DATA PROVIDED |
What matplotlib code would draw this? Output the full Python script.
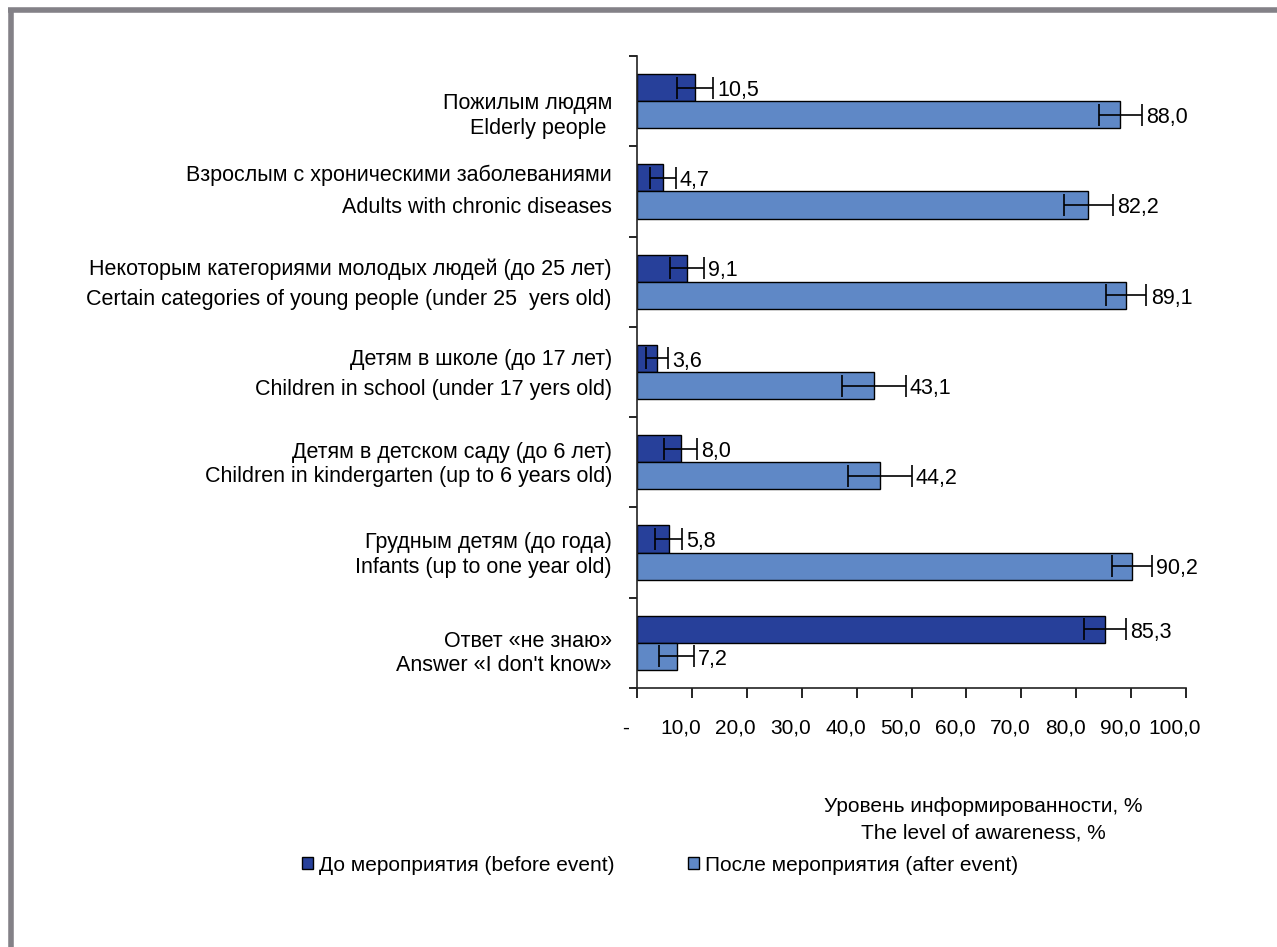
import numpy as np
import matplotlib
matplotlib.use('Agg')
import matplotlib.pyplot as plt
import matplotlib.transforms as mtransforms
from matplotlib.patches import Patch
from matplotlib.lines import Line2D

plt.rcParams['font.family'] = ['Liberation Sans', 'DejaVu Sans']

# categories (top to bottom)
groups = [
    'Пожилым людям\nElderly people ',
    'Взрослым с хроническими заболеваниями\nAdults with chronic diseases',
    'Некоторым категориями молодых людей (до 25 лет)\nCertain categories of young people (under 25  yers old)',
    'Детям в школе (до 17 лет)\nChildren in school (under 17 yers old)',
    'Детям в детском саду (до 6 лет)\nChildren in kindergarten (up to 6 years old)',
    'Грудным детям (до года)\nInfants (up to one year old)',
    'Ответ «не знаю»\nAnswer «I don\'t know»',
]
# awareness, %
before = [10.5, 4.7, 9.1, 3.6, 8.0, 5.8, 85.3]
after = [88.0, 82.2, 89.1, 43.1, 44.2, 90.2, 7.2]
# error bar half-widths
before_err = [3.3, 2.35, 3.15, 2.0, 3.0, 2.45, 3.8]
after_err = [3.9, 4.45, 3.7, 5.85, 5.85, 3.6, 3.15]

xticks = [0, 10, 20, 30, 40, 50, 60, 70, 80, 90, 100]
xticklabels = ['-', '10,0', '20,0', '30,0', '40,0', '50,0', '60,0', '70,0', '80,0', '90,0', '100,0']

legend_labels = ['До мероприятия (before event)', 'После мероприятия (after event)']
xlabel = 'Уровень информированности, %\nThe level of awareness, %'

c_before = '#27409a'
c_after = '#5f88c6'
fs = 15

# per-label line spacing and vertical nudge (points, down is negative)
label_spacing = [1.25, 1.7, 1.55, 1.55, 1.2, 1.3, 1.2]
label_shift = [-10.8, 0.3, -1.8, -1.8, -1.8, -1.8, -7.8]

fig = plt.figure(figsize=(12.77, 9.47), dpi=100)
ax = fig.add_axes([637 / 1277, 1 - 688 / 947, 549 / 1277, 632 / 947])

y = np.arange(len(groups))
h = 0.3
ekw = dict(ecolor='black', elinewidth=1.2, capsize=8, capthick=1.2)
ax.barh(y - h / 2, before, height=h, color=c_before, edgecolor='black', linewidth=1.0,
        xerr=before_err, error_kw=ekw, zorder=2)
ax.barh(y + h / 2, after, height=h, color=c_after, edgecolor='black', linewidth=1.0,
        xerr=after_err, error_kw=ekw, zorder=2)

# value labels right of the error bars
for i in range(len(groups)):
    ax.annotate(f'{before[i]:.1f}'.replace('.', ','), (before[i] + before_err[i], y[i] - h / 2),
                xytext=(3, -2), textcoords='offset points', va='center', ha='left', fontsize=15.5)
    ax.annotate(f'{after[i]:.1f}'.replace('.', ','), (after[i] + after_err[i], y[i] + h / 2),
                xytext=(3, -2), textcoords='offset points', va='center', ha='left', fontsize=15.5)

ax.set_xlim(0, 100)
ax.set_ylim(len(groups) - 0.5, -0.5)
ax.set_xticks(xticks)
ax.set_xticklabels(xticklabels, fontsize=fs)
ax.tick_params(axis='x', direction='out', length=7, width=1.2, pad=15)
for lab in ax.get_xticklabels():
    lab.set_transform(lab.get_transform() +
                      mtransforms.ScaledTranslation(-8 / 72, 0, fig.dpi_scale_trans))

ax.set_yticks(np.arange(len(groups) + 1) - 0.5)
ax.set_yticklabels([])
ax.tick_params(axis='y', direction='out', length=6, width=1.2)

# category labels, right aligned block left of the axis
ytrans = mtransforms.blended_transform_factory(ax.transAxes, ax.transData)
for i, g in enumerate(groups):
    tr = ytrans + mtransforms.ScaledTranslation(-18 / 72, label_shift[i] / 72, fig.dpi_scale_trans)
    ax.text(0, y[i], g, transform=tr, ha='right', va='center', multialignment='right',
            fontsize=15.5, linespacing=label_spacing[i])

for s in ['top', 'right']:
    ax.spines[s].set_visible(False)
for s in ['left', 'bottom']:
    ax.spines[s].set_linewidth(1.2)
    ax.spines[s].set_color('#222222')

fig.text(983 / 1277, 1 - 820 / 947, xlabel, ha='center', va='center', fontsize=fs, linespacing=1.5)

handles = [Patch(facecolor=c_before, edgecolor='black'), Patch(facecolor=c_after, edgecolor='black')]
fig.legend(handles, legend_labels, loc='center', bbox_to_anchor=(660 / 1277, 1 - 865 / 947),
           ncol=2, frameon=False, fontsize=fs, handlelength=0.55, handleheight=0.55,
           handletextpad=0.3, columnspacing=3.5)

# grey frame on the top and left edges
fig.add_artist(Line2D([10.5 / 1277, 10.5 / 1277], [0, 1 - 8 / 947], color='#838187', linewidth=4,
                      transform=fig.transFigure, solid_capstyle='butt'))
fig.add_artist(Line2D([8 / 1277, 1], [1 - 10.5 / 947, 1 - 10.5 / 947], color='#838187', linewidth=4,
                      transform=fig.transFigure, solid_capstyle='butt'))

fig.savefig('out.png', dpi=100)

AIM OF THE TASK |
Drop the images and repeat the data exactly.

RESPONSE |
What matplotlib code would draw this? Output the full Python script.
import numpy as np
import matplotlib
matplotlib.use('Agg')
import matplotlib.pyplot as plt
import matplotlib.transforms as mtransforms
from matplotlib.patches import Patch
from matplotlib.lines import Line2D

plt.rcParams['font.family'] = ['Liberation Sans', 'DejaVu Sans']

# categories (top to bottom)
groups = [
    'Пожилым людям\nElderly people ',
    'Взрослым с хроническими заболеваниями\nAdults with chronic diseases',
    'Некоторым категориями молодых людей (до 25 лет)\nCertain categories of young people (under 25  yers old)',
    'Детям в школе (до 17 лет)\nChildren in school (under 17 yers old)',
    'Детям в детском саду (до 6 лет)\nChildren in kindergarten (up to 6 years old)',
    'Грудным детям (до года)\nInfants (up to one year old)',
    'Ответ «не знаю»\nAnswer «I don\'t know»',
]
# awareness, %
before = [10.5, 4.7, 9.1, 3.6, 8.0, 5.8, 85.3]
after = [88.0, 82.2, 89.1, 43.1, 44.2, 90.2, 7.2]
# error bar half-widths
before_err = [3.3, 2.35, 3.15, 2.0, 3.0, 2.45, 3.8]
after_err = [3.9, 4.45, 3.7, 5.85, 5.85, 3.6, 3.15]

xticks = [0, 10, 20, 30, 40, 50, 60, 70, 80, 90, 100]
xticklabels = ['-', '10,0', '20,0', '30,0', '40,0', '50,0', '60,0', '70,0', '80,0', '90,0', '100,0']

legend_labels = ['До мероприятия (before event)', 'После мероприятия (after event)']
xlabel = 'Уровень информированности, %\nThe level of awareness, %'

c_before = '#27409a'
c_after = '#5f88c6'
fs = 15

# per-label line spacing and vertical nudge (points, down is negative)
label_spacing = [1.25, 1.7, 1.55, 1.55, 1.2, 1.3, 1.2]
label_shift = [-10.8, 0.3, -1.8, -1.8, -1.8, -1.8, -7.8]

fig = plt.figure(figsize=(12.77, 9.47), dpi=100)
ax = fig.add_axes([637 / 1277, 1 - 688 / 947, 549 / 1277, 632 / 947])

y = np.arange(len(groups))
h = 0.3
ekw = dict(ecolor='black', elinewidth=1.2, capsize=8, capthick=1.2)
ax.barh(y - h / 2, before, height=h, color=c_before, edgecolor='black', linewidth=1.0,
        xerr=before_err, error_kw=ekw, zorder=2)
ax.barh(y + h / 2, after, height=h, color=c_after, edgecolor='black', linewidth=1.0,
        xerr=after_err, error_kw=ekw, zorder=2)

# value labels right of the error bars
for i in range(len(groups)):
    ax.annotate(f'{before[i]:.1f}'.replace('.', ','), (before[i] + before_err[i], y[i] - h / 2),
                xytext=(3, -2), textcoords='offset points', va='center', ha='left', fontsize=15.5)
    ax.annotate(f'{after[i]:.1f}'.replace('.', ','), (after[i] + after_err[i], y[i] + h / 2),
                xytext=(3, -2), textcoords='offset points', va='center', ha='left', fontsize=15.5)

ax.set_xlim(0, 100)
ax.set_ylim(len(groups) - 0.5, -0.5)
ax.set_xticks(xticks)
ax.set_xticklabels(xticklabels, fontsize=fs)
ax.tick_params(axis='x', direction='out', length=7, width=1.2, pad=15)
for lab in ax.get_xticklabels():
    lab.set_transform(lab.get_transform() +
                      mtransforms.ScaledTranslation(-8 / 72, 0, fig.dpi_scale_trans))

ax.set_yticks(np.arange(len(groups) + 1) - 0.5)
ax.set_yticklabels([])
ax.tick_params(axis='y', direction='out', length=6, width=1.2)

# category labels, right aligned block left of the axis
ytrans = mtransforms.blended_transform_factory(ax.transAxes, ax.transData)
for i, g in enumerate(groups):
    tr = ytrans + mtransforms.ScaledTranslation(-18 / 72, label_shift[i] / 72, fig.dpi_scale_trans)
    ax.text(0, y[i], g, transform=tr, ha='right', va='center', multialignment='right',
            fontsize=15.5, linespacing=label_spacing[i])

for s in ['top', 'right']:
    ax.spines[s].set_visible(False)
for s in ['left', 'bottom']:
    ax.spines[s].set_linewidth(1.2)
    ax.spines[s].set_color('#222222')

fig.text(983 / 1277, 1 - 820 / 947, xlabel, ha='center', va='center', fontsize=fs, linespacing=1.5)

handles = [Patch(facecolor=c_before, edgecolor='black'), Patch(facecolor=c_after, edgecolor='black')]
fig.legend(handles, legend_labels, loc='center', bbox_to_anchor=(660 / 1277, 1 - 865 / 947),
           ncol=2, frameon=False, fontsize=fs, handlelength=0.55, handleheight=0.55,
           handletextpad=0.3, columnspacing=3.5)

# grey frame on the top and left edges
fig.add_artist(Line2D([10.5 / 1277, 10.5 / 1277], [0, 1 - 8 / 947], color='#838187', linewidth=4,
                      transform=fig.transFigure, solid_capstyle='butt'))
fig.add_artist(Line2D([8 / 1277, 1], [1 - 10.5 / 947, 1 - 10.5 / 947], color='#838187', linewidth=4,
                      transform=fig.transFigure, solid_capstyle='butt'))

fig.savefig('out.png', dpi=100)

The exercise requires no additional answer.